▶ _Task inputs_:
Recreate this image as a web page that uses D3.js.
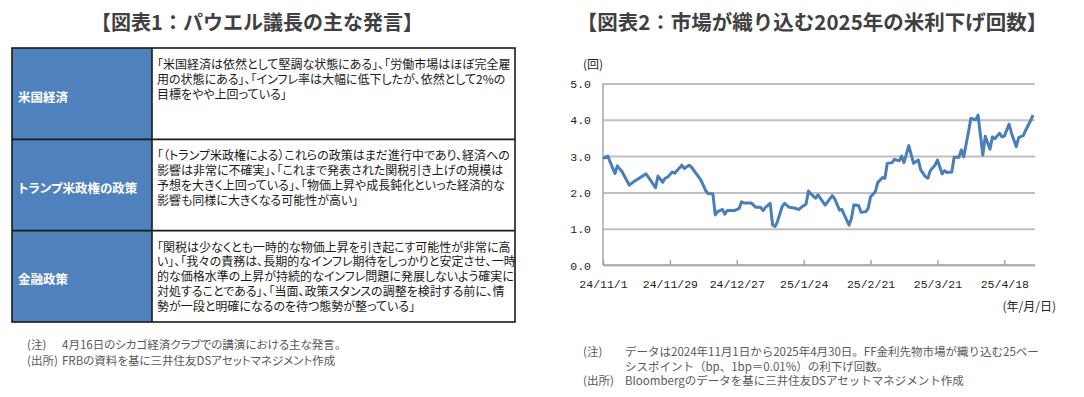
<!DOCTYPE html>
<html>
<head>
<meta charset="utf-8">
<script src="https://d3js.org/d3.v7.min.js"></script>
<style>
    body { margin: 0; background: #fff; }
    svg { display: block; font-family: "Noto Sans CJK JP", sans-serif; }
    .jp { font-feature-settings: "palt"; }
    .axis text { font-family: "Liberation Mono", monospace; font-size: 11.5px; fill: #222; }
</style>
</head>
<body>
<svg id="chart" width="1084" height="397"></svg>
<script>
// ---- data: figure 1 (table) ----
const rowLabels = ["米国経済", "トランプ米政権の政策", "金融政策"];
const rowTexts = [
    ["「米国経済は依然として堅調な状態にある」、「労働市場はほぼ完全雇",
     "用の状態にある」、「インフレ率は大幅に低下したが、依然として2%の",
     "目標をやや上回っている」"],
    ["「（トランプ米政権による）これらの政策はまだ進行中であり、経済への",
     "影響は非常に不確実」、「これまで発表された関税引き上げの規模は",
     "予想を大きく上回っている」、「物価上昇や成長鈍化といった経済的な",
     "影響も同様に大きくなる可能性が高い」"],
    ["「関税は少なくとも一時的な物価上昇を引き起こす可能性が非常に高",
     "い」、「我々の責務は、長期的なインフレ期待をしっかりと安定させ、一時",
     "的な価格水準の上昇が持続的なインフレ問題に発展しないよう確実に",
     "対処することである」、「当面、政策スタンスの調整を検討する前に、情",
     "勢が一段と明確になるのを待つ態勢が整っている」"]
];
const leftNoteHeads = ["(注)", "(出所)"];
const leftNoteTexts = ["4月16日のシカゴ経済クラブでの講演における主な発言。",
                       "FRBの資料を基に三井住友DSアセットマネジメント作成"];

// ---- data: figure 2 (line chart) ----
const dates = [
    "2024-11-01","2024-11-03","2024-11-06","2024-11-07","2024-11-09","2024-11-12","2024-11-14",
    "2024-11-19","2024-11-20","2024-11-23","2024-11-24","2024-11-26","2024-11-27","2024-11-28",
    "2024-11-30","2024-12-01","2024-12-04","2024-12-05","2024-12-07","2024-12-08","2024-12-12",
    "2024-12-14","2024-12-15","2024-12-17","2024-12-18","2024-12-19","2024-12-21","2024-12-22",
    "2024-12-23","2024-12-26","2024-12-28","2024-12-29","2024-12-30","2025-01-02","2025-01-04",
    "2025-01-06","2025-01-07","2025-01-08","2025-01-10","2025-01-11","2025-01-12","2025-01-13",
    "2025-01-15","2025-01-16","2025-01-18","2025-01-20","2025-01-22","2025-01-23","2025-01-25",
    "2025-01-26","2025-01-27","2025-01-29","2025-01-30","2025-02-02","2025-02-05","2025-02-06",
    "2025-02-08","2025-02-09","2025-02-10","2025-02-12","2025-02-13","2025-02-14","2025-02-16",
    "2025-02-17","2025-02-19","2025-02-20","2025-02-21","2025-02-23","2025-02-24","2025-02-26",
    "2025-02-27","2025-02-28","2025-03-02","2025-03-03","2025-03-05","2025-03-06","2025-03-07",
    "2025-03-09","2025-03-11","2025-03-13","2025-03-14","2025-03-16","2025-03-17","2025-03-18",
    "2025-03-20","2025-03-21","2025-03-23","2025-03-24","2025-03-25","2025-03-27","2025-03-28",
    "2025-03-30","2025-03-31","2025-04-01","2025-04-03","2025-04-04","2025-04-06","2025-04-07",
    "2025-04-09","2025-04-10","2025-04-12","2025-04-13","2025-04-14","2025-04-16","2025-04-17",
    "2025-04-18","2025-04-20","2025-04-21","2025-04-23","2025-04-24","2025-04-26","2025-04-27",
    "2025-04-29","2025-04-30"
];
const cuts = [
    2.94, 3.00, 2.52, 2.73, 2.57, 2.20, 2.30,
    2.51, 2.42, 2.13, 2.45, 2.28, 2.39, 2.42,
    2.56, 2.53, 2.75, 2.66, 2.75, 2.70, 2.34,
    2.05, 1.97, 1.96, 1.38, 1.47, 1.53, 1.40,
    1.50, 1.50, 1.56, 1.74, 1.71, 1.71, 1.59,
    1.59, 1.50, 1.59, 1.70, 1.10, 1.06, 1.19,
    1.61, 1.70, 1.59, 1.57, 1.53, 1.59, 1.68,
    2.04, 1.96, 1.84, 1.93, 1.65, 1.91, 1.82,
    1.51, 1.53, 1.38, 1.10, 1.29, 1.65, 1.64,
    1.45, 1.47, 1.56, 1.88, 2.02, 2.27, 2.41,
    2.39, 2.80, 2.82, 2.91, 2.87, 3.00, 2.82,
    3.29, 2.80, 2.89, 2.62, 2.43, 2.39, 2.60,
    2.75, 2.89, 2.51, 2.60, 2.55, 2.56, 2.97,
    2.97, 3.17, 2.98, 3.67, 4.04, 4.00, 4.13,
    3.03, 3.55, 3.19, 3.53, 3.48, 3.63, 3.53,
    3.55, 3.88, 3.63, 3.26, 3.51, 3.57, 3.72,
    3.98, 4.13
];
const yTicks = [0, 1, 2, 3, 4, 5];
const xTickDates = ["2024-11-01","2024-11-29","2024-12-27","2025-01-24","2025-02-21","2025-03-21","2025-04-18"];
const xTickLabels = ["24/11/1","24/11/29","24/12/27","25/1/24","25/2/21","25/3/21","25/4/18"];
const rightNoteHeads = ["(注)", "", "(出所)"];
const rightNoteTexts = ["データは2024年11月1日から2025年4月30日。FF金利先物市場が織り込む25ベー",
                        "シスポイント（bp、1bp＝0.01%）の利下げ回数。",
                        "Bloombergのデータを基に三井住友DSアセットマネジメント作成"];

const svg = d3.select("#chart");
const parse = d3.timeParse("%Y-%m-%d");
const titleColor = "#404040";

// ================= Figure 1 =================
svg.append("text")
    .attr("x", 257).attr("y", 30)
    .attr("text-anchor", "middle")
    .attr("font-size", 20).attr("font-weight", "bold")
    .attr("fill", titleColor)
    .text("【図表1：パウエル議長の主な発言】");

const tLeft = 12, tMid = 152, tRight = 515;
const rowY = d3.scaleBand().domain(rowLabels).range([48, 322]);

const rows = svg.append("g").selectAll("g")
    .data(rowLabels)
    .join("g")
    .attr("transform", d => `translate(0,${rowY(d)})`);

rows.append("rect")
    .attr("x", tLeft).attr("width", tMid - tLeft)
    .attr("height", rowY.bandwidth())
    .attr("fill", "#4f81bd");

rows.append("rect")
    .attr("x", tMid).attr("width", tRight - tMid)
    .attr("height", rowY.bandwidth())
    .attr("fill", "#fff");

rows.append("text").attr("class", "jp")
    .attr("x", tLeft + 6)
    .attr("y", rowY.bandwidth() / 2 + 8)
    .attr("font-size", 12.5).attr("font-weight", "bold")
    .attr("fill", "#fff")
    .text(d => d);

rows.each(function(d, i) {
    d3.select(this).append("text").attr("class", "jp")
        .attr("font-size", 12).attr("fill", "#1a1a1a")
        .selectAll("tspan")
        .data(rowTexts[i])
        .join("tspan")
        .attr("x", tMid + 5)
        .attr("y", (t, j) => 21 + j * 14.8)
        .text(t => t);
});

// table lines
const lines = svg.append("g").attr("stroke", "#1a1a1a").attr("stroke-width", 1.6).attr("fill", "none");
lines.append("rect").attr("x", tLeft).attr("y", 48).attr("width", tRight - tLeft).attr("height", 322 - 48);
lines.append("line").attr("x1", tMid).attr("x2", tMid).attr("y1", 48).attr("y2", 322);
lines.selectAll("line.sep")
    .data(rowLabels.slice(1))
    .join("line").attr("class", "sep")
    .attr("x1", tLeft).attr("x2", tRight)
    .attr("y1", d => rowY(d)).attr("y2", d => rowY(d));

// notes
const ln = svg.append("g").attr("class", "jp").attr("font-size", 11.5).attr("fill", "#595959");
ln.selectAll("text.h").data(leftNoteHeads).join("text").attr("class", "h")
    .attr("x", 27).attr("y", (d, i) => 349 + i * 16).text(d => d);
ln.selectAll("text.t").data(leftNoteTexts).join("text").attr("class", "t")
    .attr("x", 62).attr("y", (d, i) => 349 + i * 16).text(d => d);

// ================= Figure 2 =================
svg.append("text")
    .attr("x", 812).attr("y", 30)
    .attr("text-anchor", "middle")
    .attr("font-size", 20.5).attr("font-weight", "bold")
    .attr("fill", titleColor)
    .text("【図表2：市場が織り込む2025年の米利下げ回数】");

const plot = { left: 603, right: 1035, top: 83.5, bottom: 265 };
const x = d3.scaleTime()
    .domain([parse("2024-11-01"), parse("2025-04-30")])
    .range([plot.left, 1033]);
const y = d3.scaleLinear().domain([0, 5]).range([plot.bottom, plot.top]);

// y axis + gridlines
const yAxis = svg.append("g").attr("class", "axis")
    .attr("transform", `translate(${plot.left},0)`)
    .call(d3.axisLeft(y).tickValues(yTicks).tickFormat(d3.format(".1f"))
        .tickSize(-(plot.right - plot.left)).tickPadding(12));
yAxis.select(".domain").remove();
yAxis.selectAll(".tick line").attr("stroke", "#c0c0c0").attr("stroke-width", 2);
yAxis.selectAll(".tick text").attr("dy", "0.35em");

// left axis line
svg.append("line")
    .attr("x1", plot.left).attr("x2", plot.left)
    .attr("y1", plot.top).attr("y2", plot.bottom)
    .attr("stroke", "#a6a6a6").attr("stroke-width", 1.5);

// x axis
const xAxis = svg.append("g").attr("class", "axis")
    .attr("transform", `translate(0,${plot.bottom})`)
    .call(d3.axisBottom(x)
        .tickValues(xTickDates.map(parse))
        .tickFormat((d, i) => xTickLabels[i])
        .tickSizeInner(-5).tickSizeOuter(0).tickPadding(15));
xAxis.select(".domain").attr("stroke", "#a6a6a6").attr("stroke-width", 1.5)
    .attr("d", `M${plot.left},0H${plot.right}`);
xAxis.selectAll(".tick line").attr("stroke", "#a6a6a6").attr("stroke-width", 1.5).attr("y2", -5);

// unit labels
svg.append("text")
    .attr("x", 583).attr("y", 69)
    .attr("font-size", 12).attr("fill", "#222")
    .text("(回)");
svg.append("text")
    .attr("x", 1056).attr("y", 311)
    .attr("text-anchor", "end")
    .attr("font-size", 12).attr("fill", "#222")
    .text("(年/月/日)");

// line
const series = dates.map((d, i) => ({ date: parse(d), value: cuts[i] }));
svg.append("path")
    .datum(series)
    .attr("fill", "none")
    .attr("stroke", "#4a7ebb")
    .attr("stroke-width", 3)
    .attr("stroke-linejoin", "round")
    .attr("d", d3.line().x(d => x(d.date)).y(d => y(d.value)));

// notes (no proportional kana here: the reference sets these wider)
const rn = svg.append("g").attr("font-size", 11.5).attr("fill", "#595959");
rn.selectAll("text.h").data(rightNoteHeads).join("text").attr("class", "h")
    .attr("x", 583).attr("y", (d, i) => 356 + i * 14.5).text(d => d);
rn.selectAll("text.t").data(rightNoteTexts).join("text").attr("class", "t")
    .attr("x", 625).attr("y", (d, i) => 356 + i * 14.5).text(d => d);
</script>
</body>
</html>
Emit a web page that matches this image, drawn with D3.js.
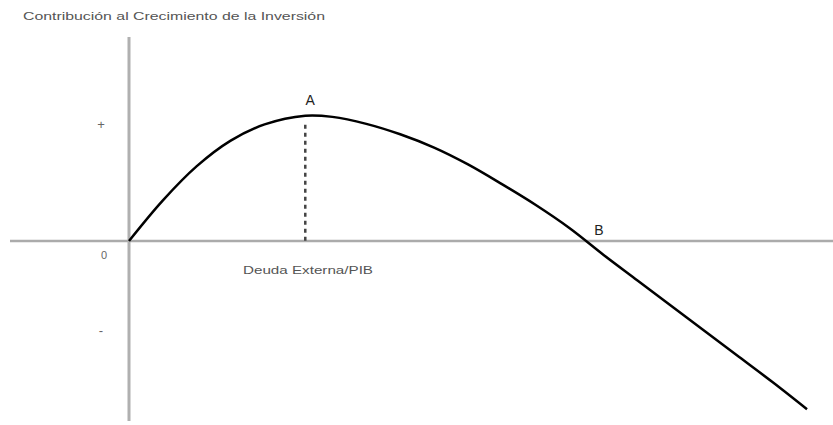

▶ _Aim_:
Each line that has the word "image" should be copied.

▶ _Exercise solution_:
Recreate this image as a web page that uses D3.js.
Emit a web page that matches this image, drawn with D3.js.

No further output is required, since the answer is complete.